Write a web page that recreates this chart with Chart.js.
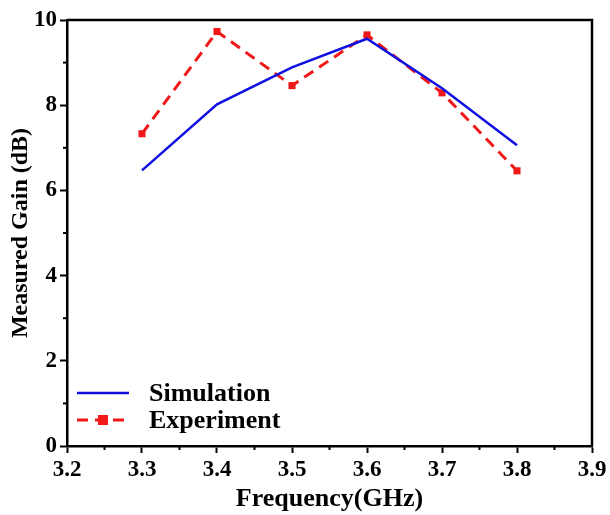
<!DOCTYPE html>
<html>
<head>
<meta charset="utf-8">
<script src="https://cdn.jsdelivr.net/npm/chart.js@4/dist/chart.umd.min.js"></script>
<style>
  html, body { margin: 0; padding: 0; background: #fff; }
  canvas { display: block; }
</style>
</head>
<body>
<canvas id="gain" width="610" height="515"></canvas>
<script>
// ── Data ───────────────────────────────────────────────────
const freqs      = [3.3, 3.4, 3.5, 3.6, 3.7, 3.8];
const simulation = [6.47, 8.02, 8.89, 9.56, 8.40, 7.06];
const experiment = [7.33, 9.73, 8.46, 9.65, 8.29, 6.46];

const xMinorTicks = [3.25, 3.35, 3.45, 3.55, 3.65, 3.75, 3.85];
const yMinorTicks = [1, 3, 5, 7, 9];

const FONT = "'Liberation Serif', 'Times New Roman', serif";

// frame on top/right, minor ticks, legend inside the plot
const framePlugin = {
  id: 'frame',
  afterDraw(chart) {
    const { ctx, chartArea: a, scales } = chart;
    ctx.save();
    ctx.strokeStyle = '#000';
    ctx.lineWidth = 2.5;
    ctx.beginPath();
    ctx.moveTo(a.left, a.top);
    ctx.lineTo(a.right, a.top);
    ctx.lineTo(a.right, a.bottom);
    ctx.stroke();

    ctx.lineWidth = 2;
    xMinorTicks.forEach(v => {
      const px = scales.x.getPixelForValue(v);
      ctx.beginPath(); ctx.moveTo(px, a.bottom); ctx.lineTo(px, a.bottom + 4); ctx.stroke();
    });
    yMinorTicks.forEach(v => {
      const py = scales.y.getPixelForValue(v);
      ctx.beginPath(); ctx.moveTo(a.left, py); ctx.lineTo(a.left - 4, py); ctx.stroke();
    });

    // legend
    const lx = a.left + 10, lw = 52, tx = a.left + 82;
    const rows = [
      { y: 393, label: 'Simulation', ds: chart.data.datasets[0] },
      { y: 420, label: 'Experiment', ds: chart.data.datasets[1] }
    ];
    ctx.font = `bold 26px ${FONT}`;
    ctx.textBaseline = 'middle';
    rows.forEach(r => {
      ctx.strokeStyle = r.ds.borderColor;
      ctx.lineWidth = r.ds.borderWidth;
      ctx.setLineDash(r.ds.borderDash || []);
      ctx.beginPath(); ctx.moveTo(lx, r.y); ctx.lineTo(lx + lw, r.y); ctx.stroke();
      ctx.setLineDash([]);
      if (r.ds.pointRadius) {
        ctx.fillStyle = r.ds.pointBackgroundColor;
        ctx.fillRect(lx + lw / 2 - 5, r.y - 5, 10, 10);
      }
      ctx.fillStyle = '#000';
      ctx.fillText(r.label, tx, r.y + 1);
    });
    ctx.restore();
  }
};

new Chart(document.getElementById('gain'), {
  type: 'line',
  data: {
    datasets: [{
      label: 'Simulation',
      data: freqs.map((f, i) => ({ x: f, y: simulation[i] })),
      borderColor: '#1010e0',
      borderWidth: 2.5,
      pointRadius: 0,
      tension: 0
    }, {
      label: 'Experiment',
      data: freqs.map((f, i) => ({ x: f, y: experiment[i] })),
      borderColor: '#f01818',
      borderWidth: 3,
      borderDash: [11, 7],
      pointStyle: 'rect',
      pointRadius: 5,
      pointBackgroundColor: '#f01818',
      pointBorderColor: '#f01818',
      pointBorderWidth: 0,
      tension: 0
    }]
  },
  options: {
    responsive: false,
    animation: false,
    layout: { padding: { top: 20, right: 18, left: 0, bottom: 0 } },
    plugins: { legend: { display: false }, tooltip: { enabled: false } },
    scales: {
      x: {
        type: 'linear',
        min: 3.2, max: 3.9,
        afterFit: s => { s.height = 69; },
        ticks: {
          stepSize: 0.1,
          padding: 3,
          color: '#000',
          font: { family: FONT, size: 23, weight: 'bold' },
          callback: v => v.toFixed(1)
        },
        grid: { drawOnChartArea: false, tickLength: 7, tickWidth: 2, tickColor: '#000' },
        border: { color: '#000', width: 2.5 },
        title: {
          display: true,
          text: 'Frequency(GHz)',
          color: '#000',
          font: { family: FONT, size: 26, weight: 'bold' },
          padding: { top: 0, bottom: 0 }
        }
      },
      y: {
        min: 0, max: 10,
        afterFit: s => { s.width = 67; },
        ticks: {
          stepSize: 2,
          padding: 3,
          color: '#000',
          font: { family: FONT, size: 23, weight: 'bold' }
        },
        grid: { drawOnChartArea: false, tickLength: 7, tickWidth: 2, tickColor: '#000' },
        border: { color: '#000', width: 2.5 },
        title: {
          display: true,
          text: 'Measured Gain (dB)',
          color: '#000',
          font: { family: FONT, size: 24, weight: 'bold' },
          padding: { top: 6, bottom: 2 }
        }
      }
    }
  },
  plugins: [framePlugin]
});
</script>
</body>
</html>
==
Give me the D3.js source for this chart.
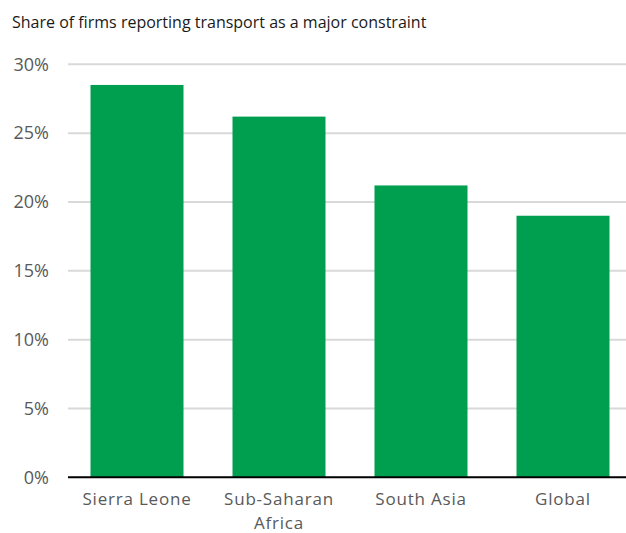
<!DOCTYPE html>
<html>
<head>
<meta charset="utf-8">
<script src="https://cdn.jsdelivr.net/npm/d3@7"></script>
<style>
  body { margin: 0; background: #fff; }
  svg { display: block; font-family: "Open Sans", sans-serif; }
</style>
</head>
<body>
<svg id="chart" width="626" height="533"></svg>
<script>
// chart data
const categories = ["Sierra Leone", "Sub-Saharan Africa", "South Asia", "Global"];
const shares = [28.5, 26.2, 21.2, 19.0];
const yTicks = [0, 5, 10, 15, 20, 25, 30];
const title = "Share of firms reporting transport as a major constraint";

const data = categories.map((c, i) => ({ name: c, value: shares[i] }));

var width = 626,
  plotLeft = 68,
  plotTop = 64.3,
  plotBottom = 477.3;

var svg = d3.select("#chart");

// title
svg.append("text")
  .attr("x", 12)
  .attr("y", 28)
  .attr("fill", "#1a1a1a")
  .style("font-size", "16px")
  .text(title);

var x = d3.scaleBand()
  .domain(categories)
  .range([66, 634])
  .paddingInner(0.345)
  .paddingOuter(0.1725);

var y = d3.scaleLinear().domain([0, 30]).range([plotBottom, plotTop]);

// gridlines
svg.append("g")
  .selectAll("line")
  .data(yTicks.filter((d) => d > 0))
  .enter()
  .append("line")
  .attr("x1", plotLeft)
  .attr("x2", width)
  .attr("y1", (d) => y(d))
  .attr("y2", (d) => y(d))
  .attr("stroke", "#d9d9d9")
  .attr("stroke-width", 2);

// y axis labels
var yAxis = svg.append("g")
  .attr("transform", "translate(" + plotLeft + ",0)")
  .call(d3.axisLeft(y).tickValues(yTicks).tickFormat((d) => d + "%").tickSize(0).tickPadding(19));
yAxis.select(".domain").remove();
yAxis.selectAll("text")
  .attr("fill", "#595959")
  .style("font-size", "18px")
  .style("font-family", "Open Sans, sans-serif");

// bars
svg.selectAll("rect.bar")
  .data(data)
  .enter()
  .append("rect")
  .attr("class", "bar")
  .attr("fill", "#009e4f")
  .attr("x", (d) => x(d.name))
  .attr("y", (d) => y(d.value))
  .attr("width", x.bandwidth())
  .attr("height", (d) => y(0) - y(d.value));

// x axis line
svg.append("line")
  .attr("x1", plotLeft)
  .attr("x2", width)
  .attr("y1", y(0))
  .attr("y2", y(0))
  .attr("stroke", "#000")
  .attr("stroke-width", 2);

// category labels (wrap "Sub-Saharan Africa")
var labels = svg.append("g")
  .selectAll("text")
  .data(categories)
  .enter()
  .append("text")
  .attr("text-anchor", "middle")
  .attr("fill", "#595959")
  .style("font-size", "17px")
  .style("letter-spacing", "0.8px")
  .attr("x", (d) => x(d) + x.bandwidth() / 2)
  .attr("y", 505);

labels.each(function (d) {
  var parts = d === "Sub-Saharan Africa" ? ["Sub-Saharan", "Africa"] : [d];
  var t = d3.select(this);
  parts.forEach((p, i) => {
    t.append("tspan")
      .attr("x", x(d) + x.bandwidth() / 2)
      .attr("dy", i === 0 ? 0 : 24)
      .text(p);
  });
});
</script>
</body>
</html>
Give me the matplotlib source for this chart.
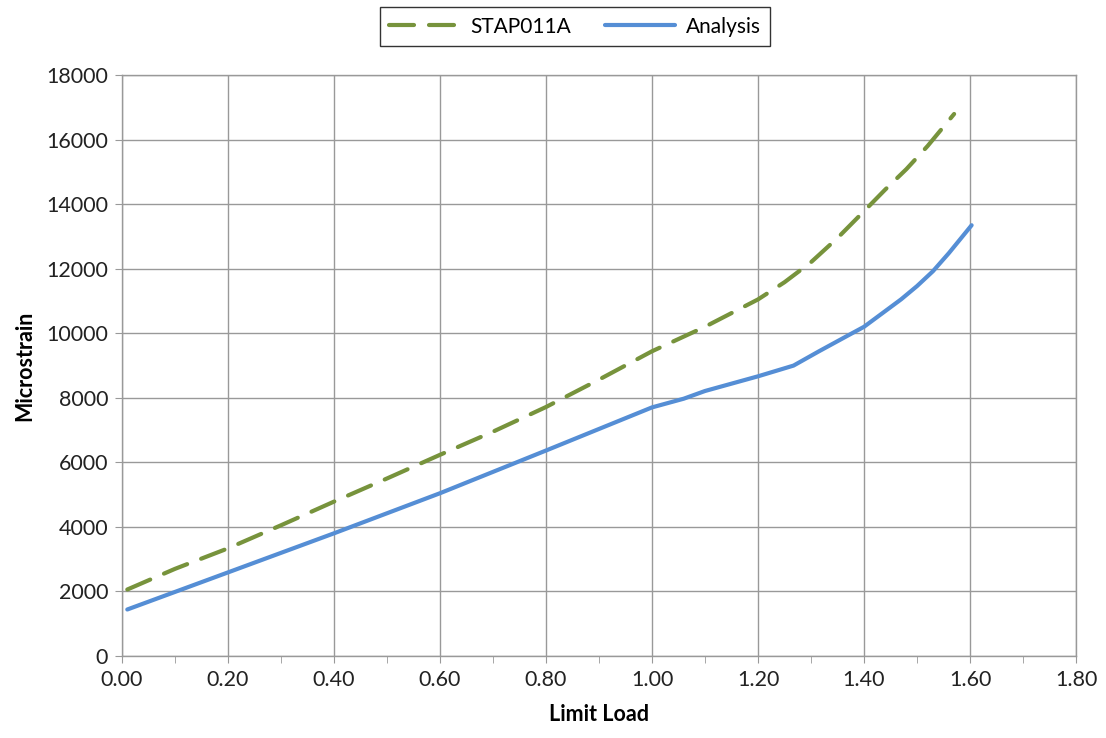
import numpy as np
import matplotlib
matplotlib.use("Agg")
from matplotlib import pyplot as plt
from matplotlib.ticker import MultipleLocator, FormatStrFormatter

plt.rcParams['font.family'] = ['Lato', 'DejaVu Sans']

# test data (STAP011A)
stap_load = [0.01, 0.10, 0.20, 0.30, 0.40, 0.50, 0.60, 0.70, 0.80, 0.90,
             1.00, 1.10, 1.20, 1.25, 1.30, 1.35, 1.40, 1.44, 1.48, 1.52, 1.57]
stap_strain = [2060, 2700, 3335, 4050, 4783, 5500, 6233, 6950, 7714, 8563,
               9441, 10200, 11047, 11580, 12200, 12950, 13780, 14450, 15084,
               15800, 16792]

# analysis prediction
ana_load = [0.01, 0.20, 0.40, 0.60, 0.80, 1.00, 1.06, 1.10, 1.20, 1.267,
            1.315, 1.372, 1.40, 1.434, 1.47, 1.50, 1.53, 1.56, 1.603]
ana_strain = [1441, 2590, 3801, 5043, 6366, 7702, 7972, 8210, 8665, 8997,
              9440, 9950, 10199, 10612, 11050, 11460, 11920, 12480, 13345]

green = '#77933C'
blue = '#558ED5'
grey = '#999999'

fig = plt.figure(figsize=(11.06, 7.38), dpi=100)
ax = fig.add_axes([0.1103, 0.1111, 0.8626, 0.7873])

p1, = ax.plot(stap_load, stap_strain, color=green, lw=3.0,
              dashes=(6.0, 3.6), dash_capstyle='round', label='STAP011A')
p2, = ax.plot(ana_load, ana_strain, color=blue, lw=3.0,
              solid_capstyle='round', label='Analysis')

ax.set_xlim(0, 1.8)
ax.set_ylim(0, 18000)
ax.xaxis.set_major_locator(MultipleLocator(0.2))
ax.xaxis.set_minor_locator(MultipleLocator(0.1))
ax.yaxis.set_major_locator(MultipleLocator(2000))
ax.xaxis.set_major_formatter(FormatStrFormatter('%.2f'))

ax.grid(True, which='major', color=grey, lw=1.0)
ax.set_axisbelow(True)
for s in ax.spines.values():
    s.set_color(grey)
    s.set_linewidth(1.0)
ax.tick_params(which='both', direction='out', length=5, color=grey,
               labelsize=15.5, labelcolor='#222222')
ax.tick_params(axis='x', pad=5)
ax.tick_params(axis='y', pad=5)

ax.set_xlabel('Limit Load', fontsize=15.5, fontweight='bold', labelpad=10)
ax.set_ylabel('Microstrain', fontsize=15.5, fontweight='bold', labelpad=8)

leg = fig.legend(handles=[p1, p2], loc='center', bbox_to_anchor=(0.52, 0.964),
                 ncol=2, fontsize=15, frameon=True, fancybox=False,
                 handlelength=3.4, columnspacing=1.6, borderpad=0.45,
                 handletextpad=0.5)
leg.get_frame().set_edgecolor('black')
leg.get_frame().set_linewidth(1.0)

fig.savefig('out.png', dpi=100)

## Short task
Wherever the string "this" appears in the entries above, list that line.

## Output of the task
Write a web page that recreates this chart with Chart.js.
Give me the D3.js source for this chart.
  var t = d3.select(this);
Give me the matplotlib source for this chart.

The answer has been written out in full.